Posted on 12/10/2004 12:05:13 PM PST by crushelits

Nearly a quarter-century after the Reagan earthquake first rocked our economy, the aftershocks are still a very real and continuing phenomenon. Every tax cut, every regulatory stranglehold broken, every economic shackle unlocked, and every despot or totalitarian regime toppled increases freedom, creativity and entrepreneurship. And in the ultracompetitive world that has sprung from the ashes, "old line" hegemony and subjugation lose their strength.

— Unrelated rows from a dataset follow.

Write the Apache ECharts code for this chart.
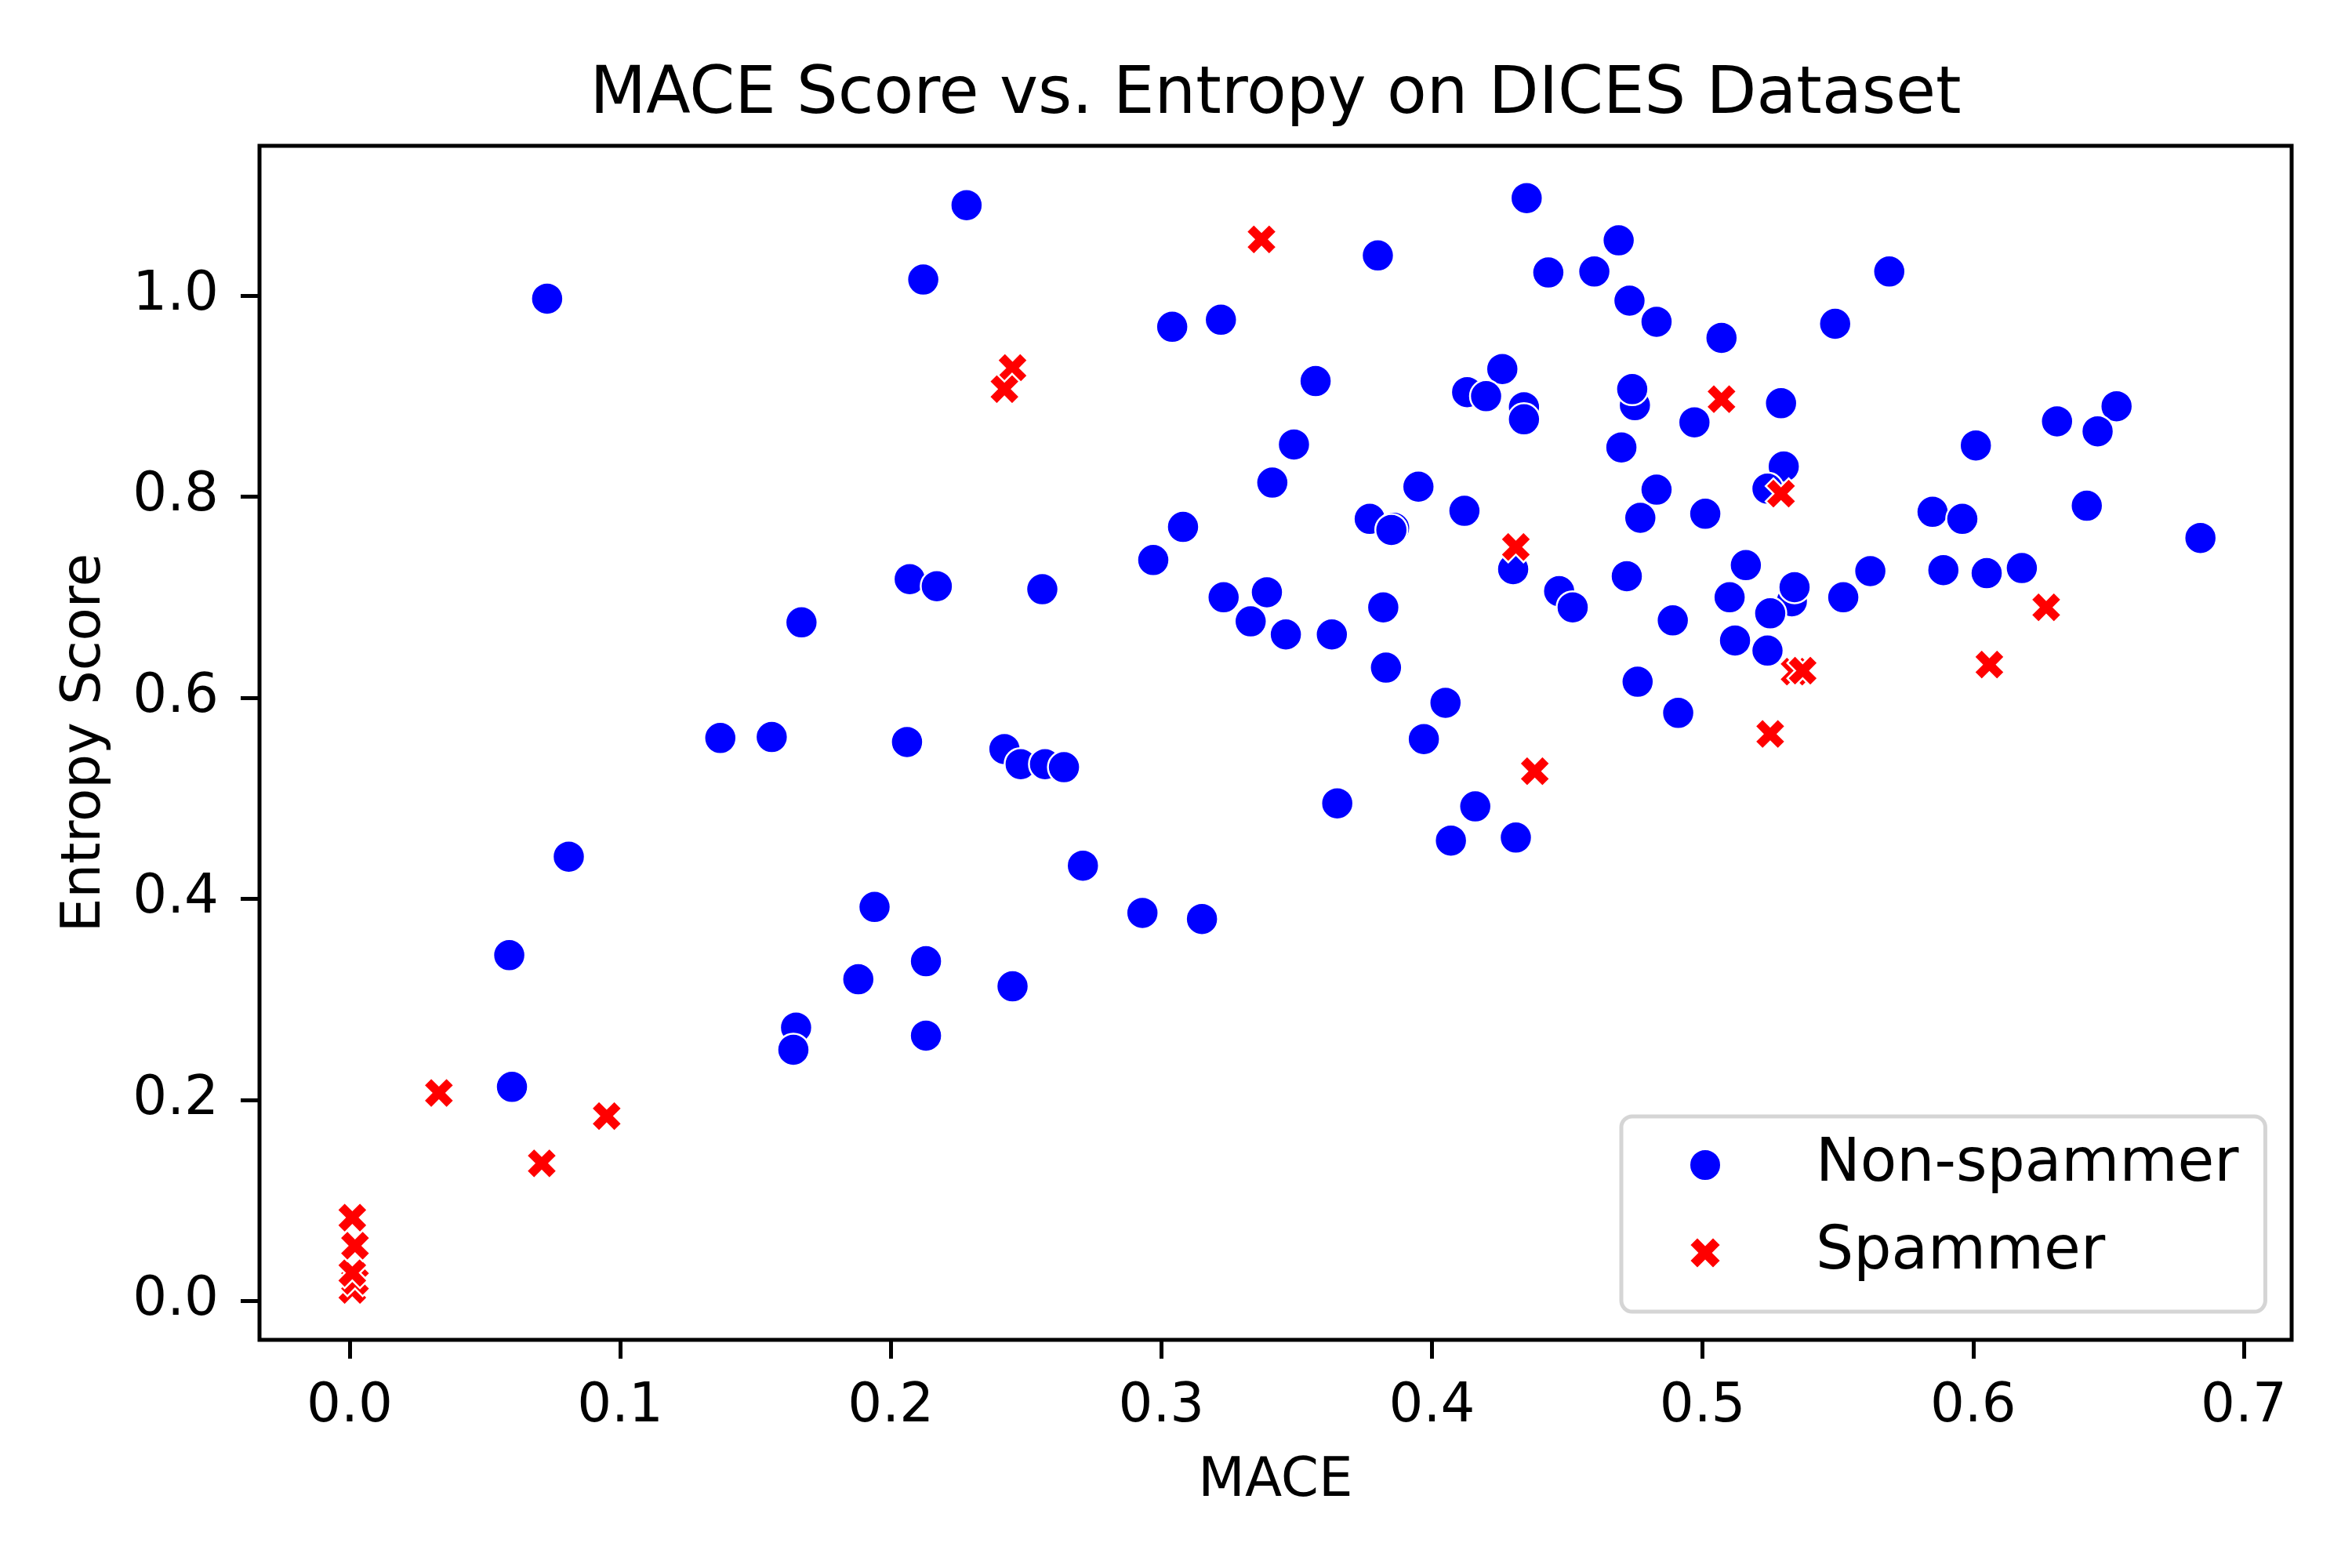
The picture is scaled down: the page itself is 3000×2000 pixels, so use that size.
<!DOCTYPE html>
<html>
<meta charset="UTF-8">
<title>mace-entropy</title>
<style type="text/css">
    html,
    body {
        margin: 0px;
        width: 100%;
        height: 100%;
        background: #fff;
    }

    #chart {
        width: 3000px;
        height: 2000px;
    }
</style>
<script src="https://cdn.jsdelivr.net/npm/echarts@6/dist/echarts.min.js"></script>

<body>
    <div id="chart"></div>
    <script>
        const nonSpamMace = [
            0.073, 0.212, 0.207, 0.217, 0.167, 0.137, 0.156, 0.206, 0.081, 0.194,
            0.059, 0.213, 0.188, 0.165, 0.164, 0.213, 0.060, 0.228, 0.435, 0.380,
            0.443, 0.460, 0.304, 0.322, 0.357, 0.426, 0.413, 0.420, 0.434, 0.434,
            0.349, 0.341, 0.395, 0.412, 0.377, 0.386, 0.385, 0.308, 0.297, 0.430,
            0.447, 0.452, 0.256, 0.323, 0.339, 0.333, 0.346, 0.363, 0.382, 0.383,
            0.405, 0.397, 0.242, 0.248, 0.257, 0.264, 0.365, 0.416, 0.407, 0.431,
            0.271, 0.293, 0.315, 0.245, 0.469, 0.569, 0.473, 0.483, 0.507, 0.549,
            0.475, 0.474, 0.529, 0.497, 0.470, 0.530, 0.524, 0.483, 0.477, 0.501,
            0.472, 0.516, 0.510, 0.533, 0.534, 0.525, 0.489, 0.552, 0.562, 0.585,
            0.596, 0.601, 0.631, 0.653, 0.646, 0.642, 0.684, 0.589, 0.605, 0.618,
            0.512, 0.524, 0.476, 0.491
        ];
        const nonSpamEntropy = [
            0.997, 1.016, 0.718, 0.711, 0.675, 0.560, 0.561, 0.556, 0.442, 0.392,
            0.344, 0.338, 0.320, 0.272, 0.250, 0.264, 0.213, 1.090, 1.097, 1.040,
            1.023, 1.024, 0.969, 0.976, 0.915, 0.927, 0.904, 0.900, 0.889, 0.877,
            0.852, 0.814, 0.810, 0.786, 0.778, 0.769, 0.767, 0.770, 0.737, 0.728,
            0.706, 0.690, 0.708, 0.700, 0.705, 0.676, 0.663, 0.663, 0.690, 0.630,
            0.595, 0.559, 0.549, 0.534, 0.534, 0.531, 0.495, 0.492, 0.458, 0.461,
            0.433, 0.386, 0.380, 0.313, 1.055, 1.024, 0.995, 0.974, 0.958, 0.972,
            0.891, 0.907, 0.893, 0.874, 0.849, 0.830, 0.808, 0.807, 0.779, 0.783,
            0.721, 0.732, 0.700, 0.696, 0.710, 0.684, 0.677, 0.700, 0.726, 0.785,
            0.778, 0.851, 0.875, 0.890, 0.865, 0.791, 0.759, 0.727, 0.724, 0.729,
            0.657, 0.647, 0.616, 0.585
        ];
        const spamMace = [
            0.001, 0.002, 0.001, 0.002, 0.001, 0.033, 0.095, 0.071, 0.337, 0.245,
            0.242, 0.431, 0.438, 0.507, 0.529, 0.534, 0.537, 0.627, 0.606, 0.525
        ];
        const spamEntropy = [
            0.011, 0.020, 0.028, 0.055, 0.083, 0.207, 0.184, 0.137, 1.056, 0.928,
            0.907, 0.750, 0.527, 0.897, 0.803, 0.626, 0.627, 0.690, 0.633, 0.564
        ];
        const xTicks = [0, 0.1, 0.2, 0.3, 0.4, 0.5, 0.6, 0.7];
        const yTicks = [0, 0.2, 0.4, 0.6, 0.8, 1.0];

        const font = 'DejaVu Sans';
        // matplotlib filled 'X' marker
        const xMarker = 'path://M1 0L2 1L3 0L4 1L3 2L4 3L3 4L2 3L1 4L0 3L1 2L0 1Z';

        const zip = (a, b) => a.map((v, i) => [v, b[i]]);

        const chart = echarts.init(document.getElementById('chart'));

        const options = {
            animation: false,
            backgroundColor: '#fff',
            title: {
                text: 'MACE Score vs. Entropy on DICES Dataset',
                left: 1627,
                top: 81,
                padding: 0,
                textAlign: 'center',
                textStyle: { fontFamily: font, fontSize: 83, fontWeight: 'normal', color: '#000' }
            },
            grid: {
                left: 331, right: 77, top: 186, bottom: 291,
                show: true, borderColor: '#000', borderWidth: 5
            },
            legend: {
                orient: 'vertical',
                left: 2068,
                top: 1424,
                padding: [24, 34, 37, 86],
                itemWidth: 80,
                itemHeight: 40,
                itemGap: 36,
                borderColor: '#d5d5d5',
                borderWidth: 5,
                borderRadius: 14,
                backgroundColor: '#fff',
                textStyle: { fontFamily: font, fontSize: 76, lineHeight: 76, color: '#000', padding: [0, 0, 0, 96] },
                data: ['Non-spammer', 'Spammer']
            },
            xAxis: {
                type: 'value',
                min: -0.0333,
                max: 0.7177,
                name: 'MACE',
                nameLocation: 'middle',
                nameGap: 147,
                nameTextStyle: { fontFamily: font, fontSize: 69, color: '#000' },
                axisLine: { show: false, onZero: false },
                axisTick: { show: true, length: 24, lineStyle: { color: '#000', width: 5 }, customValues: xTicks },
                axisLabel: {
                    margin: 52, fontFamily: font, fontSize: 69, color: '#000',
                    customValues: xTicks, formatter: v => v.toFixed(1)
                },
                splitLine: { show: false }
            },
            yAxis: {
                type: 'value',
                min: -0.0386,
                max: 1.149,
                name: 'Entropy Score',
                nameLocation: 'middle',
                nameGap: 187,
                nameTextStyle: { fontFamily: font, fontSize: 69, color: '#000' },
                axisLine: { show: false, onZero: false },
                axisTick: { show: true, length: 24, lineStyle: { color: '#000', width: 5 }, customValues: yTicks },
                axisLabel: {
                    margin: 52, fontFamily: font, fontSize: 69, color: '#000',
                    customValues: yTicks, formatter: v => v.toFixed(1)
                },
                splitLine: { show: false }
            },
            series: [
                {
                    name: 'Non-spammer',
                    type: 'scatter',
                    symbol: 'circle',
                    symbolSize: 41,
                    itemStyle: { color: '#0000ff', borderColor: '#fff', borderWidth: 2.5, opacity: 1 },
                    data: zip(nonSpamMace, nonSpamEntropy)
                },
                {
                    name: 'Spammer',
                    type: 'scatter',
                    symbol: xMarker,
                    symbolSize: 39,
                    itemStyle: { color: '#ff0000', borderColor: '#fff', borderWidth: 2.5, opacity: 1 },
                    data: zip(spamMace, spamEntropy)
                }
            ]
        };
        chart.setOption(options);
    </script>
</body>

</html>
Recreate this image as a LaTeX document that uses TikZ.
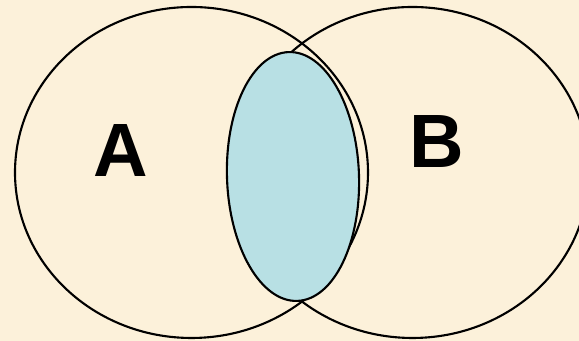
\documentclass[tikz,border=0pt]{standalone}
\usepackage{xcolor}
\usepackage{fontspec}
\setmainfont{Liberation Sans}
\usepackage{tikz}

\definecolor{fondo}{HTML}{FCF1DA}
\definecolor{celeste}{HTML}{B8E0E4}

\begin{document}
\begin{tikzpicture}[scale=1]

% Fondo (fija también el tamaño)
\clip (0,0) rectangle (5.79,3.41);
\fill[fondo] (0,0) rectangle (5.79,3.41);

% Conjuntos A y B
\draw[line width=0.6pt] (1.915,1.685) ellipse (1.765 and 1.655);
\draw[line width=0.6pt] (4.125,1.685) ellipse (1.765 and 1.655);

% Región sombreada
\filldraw[fill=celeste, line width=0.6pt, rotate around={2:(2.93,1.645)}] (2.93,1.645) ellipse (0.66 and 1.245);

% Etiquetas
\node (labelA) at (1.21,1.905) [inner sep=0pt] {\fontsize{21.5}{24}\selectfont\bfseries A};
\node (labelB) at (4.365,1.99) [inner sep=0pt] {\fontsize{21.5}{24}\selectfont\bfseries B};

\end{tikzpicture}
\end{document}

As Ronald Reagan said in 1981, "We who live in free market societies believe that growth, prosperity and ultimately human fulfillment, are created from the bottom up, not the government down. Only when the human spirit is allowed to invent and create, only when individuals are given a personal stake in deciding economic policies and benefiting from their success--only then can societies remain economically alive, dynamic, progressive and free. Trust the people."

A corollary to this credo is "trust the market," because people make markets. In the 1970s, the U.S. and most of the noncommunist world were headed toward a European-style welfare state. Huge swaths of the economy were regulated, government spending was out of control and income-tax rates topped out at a sky-high 70%.

(Excerpt) Read more at opinionjournal.com ...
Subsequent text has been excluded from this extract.